● **WHAT YOU WILL DO**
Restate the full listing word for word and leave the pictures out.

● **INFORMATION SUPPLIED**
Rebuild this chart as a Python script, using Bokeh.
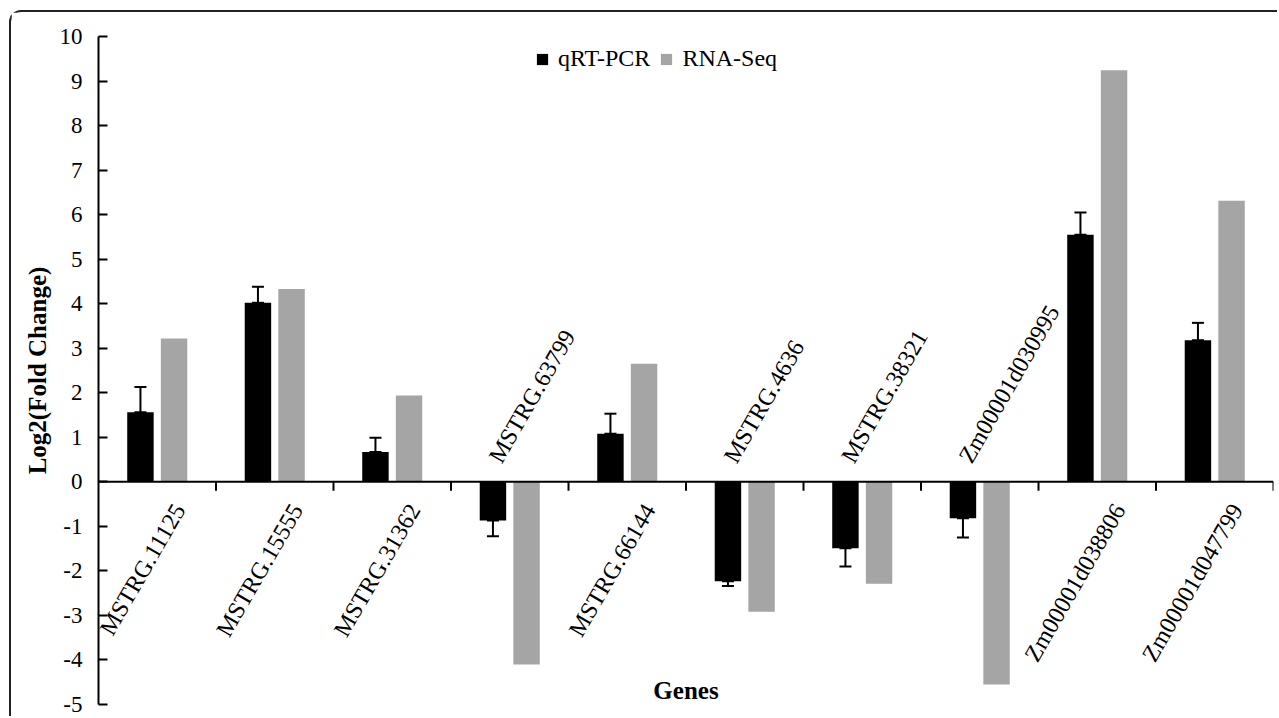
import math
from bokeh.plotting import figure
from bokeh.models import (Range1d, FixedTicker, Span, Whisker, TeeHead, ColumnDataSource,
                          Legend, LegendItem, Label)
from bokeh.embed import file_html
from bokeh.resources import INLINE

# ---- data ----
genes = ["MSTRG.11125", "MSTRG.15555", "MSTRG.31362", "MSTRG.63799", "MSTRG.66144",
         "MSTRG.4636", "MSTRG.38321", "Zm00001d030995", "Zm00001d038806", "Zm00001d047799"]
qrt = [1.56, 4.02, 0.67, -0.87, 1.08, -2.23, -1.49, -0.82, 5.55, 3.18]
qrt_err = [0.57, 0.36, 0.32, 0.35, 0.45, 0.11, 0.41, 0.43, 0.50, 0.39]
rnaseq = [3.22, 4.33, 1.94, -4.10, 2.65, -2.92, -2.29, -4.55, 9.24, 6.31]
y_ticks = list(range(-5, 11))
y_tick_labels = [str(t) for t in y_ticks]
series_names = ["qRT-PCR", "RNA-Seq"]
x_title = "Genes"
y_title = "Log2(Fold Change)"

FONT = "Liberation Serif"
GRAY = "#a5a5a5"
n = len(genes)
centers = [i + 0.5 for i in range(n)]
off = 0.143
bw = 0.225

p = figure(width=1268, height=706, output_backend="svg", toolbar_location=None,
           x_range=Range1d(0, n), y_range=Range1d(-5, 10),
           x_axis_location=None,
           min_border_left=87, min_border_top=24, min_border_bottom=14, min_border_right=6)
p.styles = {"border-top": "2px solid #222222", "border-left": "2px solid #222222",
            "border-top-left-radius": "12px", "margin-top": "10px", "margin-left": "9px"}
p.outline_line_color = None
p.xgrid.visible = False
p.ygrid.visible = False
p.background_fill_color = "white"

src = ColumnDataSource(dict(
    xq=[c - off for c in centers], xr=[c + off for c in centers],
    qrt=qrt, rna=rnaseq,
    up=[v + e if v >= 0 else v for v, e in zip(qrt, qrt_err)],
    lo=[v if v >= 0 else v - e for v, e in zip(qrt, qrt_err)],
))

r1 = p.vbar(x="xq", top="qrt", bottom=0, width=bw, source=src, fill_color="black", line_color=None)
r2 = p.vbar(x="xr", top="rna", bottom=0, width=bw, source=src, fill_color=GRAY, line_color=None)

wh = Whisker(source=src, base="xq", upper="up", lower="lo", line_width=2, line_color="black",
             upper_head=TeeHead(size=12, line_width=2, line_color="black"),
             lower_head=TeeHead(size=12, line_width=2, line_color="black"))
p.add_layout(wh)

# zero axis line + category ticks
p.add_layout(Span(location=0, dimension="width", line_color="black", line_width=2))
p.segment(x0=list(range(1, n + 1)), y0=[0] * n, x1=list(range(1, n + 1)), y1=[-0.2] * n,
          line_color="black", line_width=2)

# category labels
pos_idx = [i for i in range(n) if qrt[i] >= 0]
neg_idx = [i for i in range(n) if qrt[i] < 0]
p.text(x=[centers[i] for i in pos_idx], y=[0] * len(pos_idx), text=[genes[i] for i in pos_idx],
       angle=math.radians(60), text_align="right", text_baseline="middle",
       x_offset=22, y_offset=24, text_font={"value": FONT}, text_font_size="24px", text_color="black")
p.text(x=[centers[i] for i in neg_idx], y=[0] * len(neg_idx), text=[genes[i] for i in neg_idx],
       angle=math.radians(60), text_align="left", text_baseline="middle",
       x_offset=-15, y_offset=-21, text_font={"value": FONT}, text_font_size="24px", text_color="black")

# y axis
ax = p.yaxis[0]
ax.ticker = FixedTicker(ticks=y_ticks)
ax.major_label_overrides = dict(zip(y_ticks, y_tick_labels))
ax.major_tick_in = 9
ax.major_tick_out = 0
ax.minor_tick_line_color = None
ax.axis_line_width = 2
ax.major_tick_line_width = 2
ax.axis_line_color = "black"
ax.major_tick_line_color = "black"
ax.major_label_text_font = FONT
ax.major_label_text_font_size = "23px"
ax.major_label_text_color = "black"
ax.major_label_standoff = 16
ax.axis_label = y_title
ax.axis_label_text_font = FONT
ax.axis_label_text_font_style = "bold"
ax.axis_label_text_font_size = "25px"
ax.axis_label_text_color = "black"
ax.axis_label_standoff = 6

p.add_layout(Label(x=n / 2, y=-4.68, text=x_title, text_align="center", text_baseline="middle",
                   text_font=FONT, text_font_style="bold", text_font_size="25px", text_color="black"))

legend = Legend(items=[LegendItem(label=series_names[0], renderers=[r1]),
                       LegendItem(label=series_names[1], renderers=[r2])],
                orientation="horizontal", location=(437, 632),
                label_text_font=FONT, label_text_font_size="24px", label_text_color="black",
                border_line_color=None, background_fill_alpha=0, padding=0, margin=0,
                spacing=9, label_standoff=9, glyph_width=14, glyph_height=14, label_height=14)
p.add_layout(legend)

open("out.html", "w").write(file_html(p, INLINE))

● **TASK ANSWER**
Rebuild this chart as a Python script, using Bokeh.
import math
from bokeh.plotting import figure
from bokeh.models import (Range1d, FixedTicker, Span, Whisker, TeeHead, ColumnDataSource,
                          Legend, LegendItem, Label)
from bokeh.embed import file_html
from bokeh.resources import INLINE

# ---- data ----
genes = ["MSTRG.11125", "MSTRG.15555", "MSTRG.31362", "MSTRG.63799", "MSTRG.66144",
         "MSTRG.4636", "MSTRG.38321", "Zm00001d030995", "Zm00001d038806", "Zm00001d047799"]
qrt = [1.56, 4.02, 0.67, -0.87, 1.08, -2.23, -1.49, -0.82, 5.55, 3.18]
qrt_err = [0.57, 0.36, 0.32, 0.35, 0.45, 0.11, 0.41, 0.43, 0.50, 0.39]
rnaseq = [3.22, 4.33, 1.94, -4.10, 2.65, -2.92, -2.29, -4.55, 9.24, 6.31]
y_ticks = list(range(-5, 11))
y_tick_labels = [str(t) for t in y_ticks]
series_names = ["qRT-PCR", "RNA-Seq"]
x_title = "Genes"
y_title = "Log2(Fold Change)"

FONT = "Liberation Serif"
GRAY = "#a5a5a5"
n = len(genes)
centers = [i + 0.5 for i in range(n)]
off = 0.143
bw = 0.225

p = figure(width=1268, height=706, output_backend="svg", toolbar_location=None,
           x_range=Range1d(0, n), y_range=Range1d(-5, 10),
           x_axis_location=None,
           min_border_left=87, min_border_top=24, min_border_bottom=14, min_border_right=6)
p.styles = {"border-top": "2px solid #222222", "border-left": "2px solid #222222",
            "border-top-left-radius": "12px", "margin-top": "10px", "margin-left": "9px"}
p.outline_line_color = None
p.xgrid.visible = False
p.ygrid.visible = False
p.background_fill_color = "white"

src = ColumnDataSource(dict(
    xq=[c - off for c in centers], xr=[c + off for c in centers],
    qrt=qrt, rna=rnaseq,
    up=[v + e if v >= 0 else v for v, e in zip(qrt, qrt_err)],
    lo=[v if v >= 0 else v - e for v, e in zip(qrt, qrt_err)],
))

r1 = p.vbar(x="xq", top="qrt", bottom=0, width=bw, source=src, fill_color="black", line_color=None)
r2 = p.vbar(x="xr", top="rna", bottom=0, width=bw, source=src, fill_color=GRAY, line_color=None)

wh = Whisker(source=src, base="xq", upper="up", lower="lo", line_width=2, line_color="black",
             upper_head=TeeHead(size=12, line_width=2, line_color="black"),
             lower_head=TeeHead(size=12, line_width=2, line_color="black"))
p.add_layout(wh)

# zero axis line + category ticks
p.add_layout(Span(location=0, dimension="width", line_color="black", line_width=2))
p.segment(x0=list(range(1, n + 1)), y0=[0] * n, x1=list(range(1, n + 1)), y1=[-0.2] * n,
          line_color="black", line_width=2)

# category labels
pos_idx = [i for i in range(n) if qrt[i] >= 0]
neg_idx = [i for i in range(n) if qrt[i] < 0]
p.text(x=[centers[i] for i in pos_idx], y=[0] * len(pos_idx), text=[genes[i] for i in pos_idx],
       angle=math.radians(60), text_align="right", text_baseline="middle",
       x_offset=22, y_offset=24, text_font={"value": FONT}, text_font_size="24px", text_color="black")
p.text(x=[centers[i] for i in neg_idx], y=[0] * len(neg_idx), text=[genes[i] for i in neg_idx],
       angle=math.radians(60), text_align="left", text_baseline="middle",
       x_offset=-15, y_offset=-21, text_font={"value": FONT}, text_font_size="24px", text_color="black")

# y axis
ax = p.yaxis[0]
ax.ticker = FixedTicker(ticks=y_ticks)
ax.major_label_overrides = dict(zip(y_ticks, y_tick_labels))
ax.major_tick_in = 9
ax.major_tick_out = 0
ax.minor_tick_line_color = None
ax.axis_line_width = 2
ax.major_tick_line_width = 2
ax.axis_line_color = "black"
ax.major_tick_line_color = "black"
ax.major_label_text_font = FONT
ax.major_label_text_font_size = "23px"
ax.major_label_text_color = "black"
ax.major_label_standoff = 16
ax.axis_label = y_title
ax.axis_label_text_font = FONT
ax.axis_label_text_font_style = "bold"
ax.axis_label_text_font_size = "25px"
ax.axis_label_text_color = "black"
ax.axis_label_standoff = 6

p.add_layout(Label(x=n / 2, y=-4.68, text=x_title, text_align="center", text_baseline="middle",
                   text_font=FONT, text_font_style="bold", text_font_size="25px", text_color="black"))

legend = Legend(items=[LegendItem(label=series_names[0], renderers=[r1]),
                       LegendItem(label=series_names[1], renderers=[r2])],
                orientation="horizontal", location=(437, 632),
                label_text_font=FONT, label_text_font_size="24px", label_text_color="black",
                border_line_color=None, background_fill_alpha=0, padding=0, margin=0,
                spacing=9, label_standoff=9, glyph_width=14, glyph_height=14, label_height=14)
p.add_layout(legend)

open("out.html", "w").write(file_html(p, INLINE))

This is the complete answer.